The Most Messed Up Serial-Killer Movie in Years Keeps Finding Ways to Piss People Off
Lars von Trier's upcoming movie seems tailor-made to ignite the ire of the #MeToo era. The House That Jack Built stars Matt Dillon as a serial killer who recites platitudes about how each of his crimes are akin to a piece of art, all while mutilating and murdering women in increasingly gruesome ways. It's the kind of provocative content that's no surprise to see from the director of Nymphomaniac, Melancholia, and Antichrist, who was outright banned from setting foot on the Cannes Film Festival red carpet for six years after making some ill-advised comments about Hitler at a press conference.
Earlier this year, he returned to the festival, his new psychological horror movie having charmed the jury members into ending his exile -- though critics were significantly less enthused. With a series of new posters for the movie, The House That Jack Built leans into the controversy while contorting its cast into a series of increasingly uncomfortable yoga positions and tied up with what seems to be wire fencing.
Uma Thurman, Siobhan Fallon Hogan, Sofie Gråbøl, and Riley Keough round out the list of victims (uhh, spoiler alert), referred to as "Incidents" 1, 2, 3, and 4, and Bruno Ganz appears as Jack's mysterious companion "Verge."
Von Trier even impishly included himself in the series of posters as "Director."

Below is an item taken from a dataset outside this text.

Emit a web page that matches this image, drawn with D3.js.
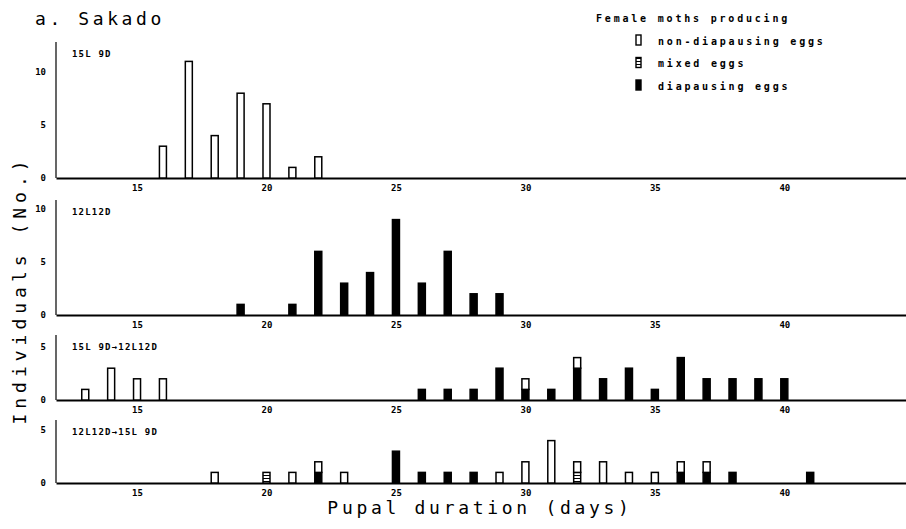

Lars von Trier's movies aren't necessarily easy to enjoy, nearly all of them containing some element of psychosexual horror or extreme violence, and The House That Jack Built is no different, gleefully baiting whoever watches it to take issue with the blood and gore and objectification. None of the female characters even have names except for Riley Keough's, a hapless dumb blonde referred to only as "Simple."
Because the #MeToo era coincided with a general fear of censorship in the media, this year’s Cannes Film Festival saw the return of the Danish provocateur touting a film that reads as a two-hour-plus "U Mad Bro?" face. Von Trier even harkens back to his original Cannes controversy, giving his main character an extended speech about the technological elegance of German World War II Stuka dive bombers. Look at how much unsavory stuff happens in just the trailer:
Around a hundred audience members walked out of the premiere of The House That Jack Built, a reaction that made von Trier feel, "very relaxed." ("It's quite important not to be loved by everybody, because then you've failed," he told Cineuropa.) With generally mixed press out of Cannes and no American release date in sight, there's no telling when the rest of the world will be able to see the film. For another director, a movie like this would be considered a shockingly ill-advised choice while the entertainment world is still mired in various sexual harassment and assault controversies. Von Trier, though, seems like a no-publicity-is-bad-publicity kind of guy.